Of course, my friends joined me too in it and vice versa.

To say that ‘we were merely children and didn’t know any better’ would be a tacit acceptance of the idea that being somewhat unaware as a child about worldly issues is okay. How else would your innocence remain intact? How else would you continue to be ‘a good girl’ sitting uncomfortably in your skirt, legs glued together, so as to not attract unwanted attention? How else will you not question the ‘values’ in your ‘value education’ class? Those were questions that hadn’t arisen in my mind until way into my Second Year as a student of English Literature at St. Xavier’s College, Calcutta.

However, I am mildly thankful that a little before taking the numerous classes on Feminist Theory and Sociology in college, I had already started becoming aware of my rights as well as my privileges through social media, especially, Facebook, and eventually through Instagram. In fact, I continue to do so.

In a year that has got us excessively worried about the negative impact of social media on our mental health, I want to remind people that there have been and continue to be some incredible good sides to it as well. The fact that today, I wouldn’t judge a woman for coming home late at night, wearing what she pleases or whom she dates, or where she goes out to, is mostly, if not wholly, because of social media and the recourse to a gamut of arguments and counter-arguments on feminist issues that it provided me. And believe it or not, sometimes it has a far more profound effect on us than a book read once on a particular day ever would.

Most of us might remember a particular meme (or something like that) doing rounds on Facebook for quite some time now. This particular meme showed an elegant, black-and-white picture of Princess Diana along with the quote, “In a world full of Kim Kardashians, be a Princess Diana.”, reinforcing gender-based prejudices and satisfying women with just the validation they needed. But just a few days later, somebody thought it was foolish and they re-created the meme with the quote, “In a world full of Kardashians, be whoever the hell you want to be,” super-imposed on the same elegant picture of Princess Diana used previously for completely opposite purposes. Now, that got people like us thinking! It was as simple as that. I feel social media has created a generation not necessarily of good human beings, but of thinkers, who would at least question their beliefs every now and then. Nothing is written in stone any more. Human beings becoming more confused and questioning their surroundings incessantly is definitely a better status quo than them coming to false conclusions based on their biases and prejudices.

What has specifically happened to the feminist movement in the age of social media is that women have gotten a lot of exposure to how and through what social tools they had been oppressed through ages, and how best to avoid falling prey to them in the near future. We’ve learnt to appease patriarchy less and our inner drives and desires more.

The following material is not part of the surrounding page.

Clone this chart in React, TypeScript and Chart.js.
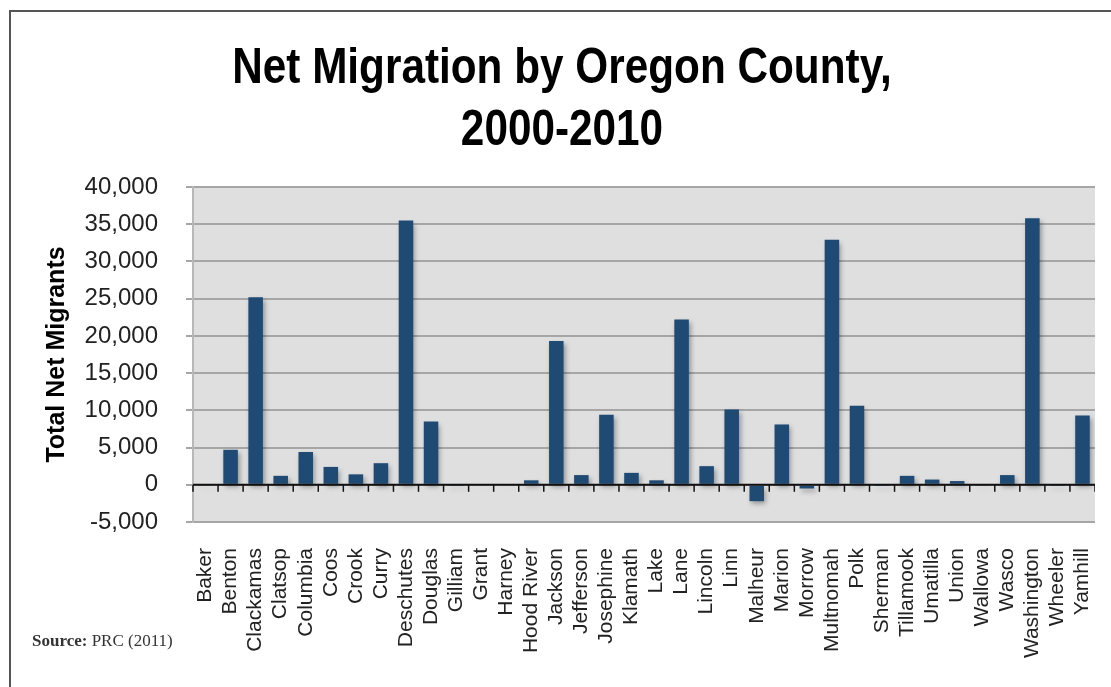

Yes, sometimes I do still fall prey to societal conditioning and the do’s and don’ts of patriarchal society, but you know what, I take a moment to ponder on them. I try to be better next time. Such constant efforts to be better and more aware has built a mutually reinforcing sisterhood globally, where solidarity against patriarchy is just the norm of the day. It is not something ‘extra’ or something we ‘fuss over’ just to forget about it the next day. It’s an ongoing effort within an entire online community of womxn who feel the need to call out society on all its acts of unkindness, cruelty and suppression that the world has tolerated through generations. It is also an ode to technology and the social solidarity it can generate merely through an exchange of ideas and opinions, so that every day, we can rise up and stand for another sister than pull her apart in the way we did not too long ago.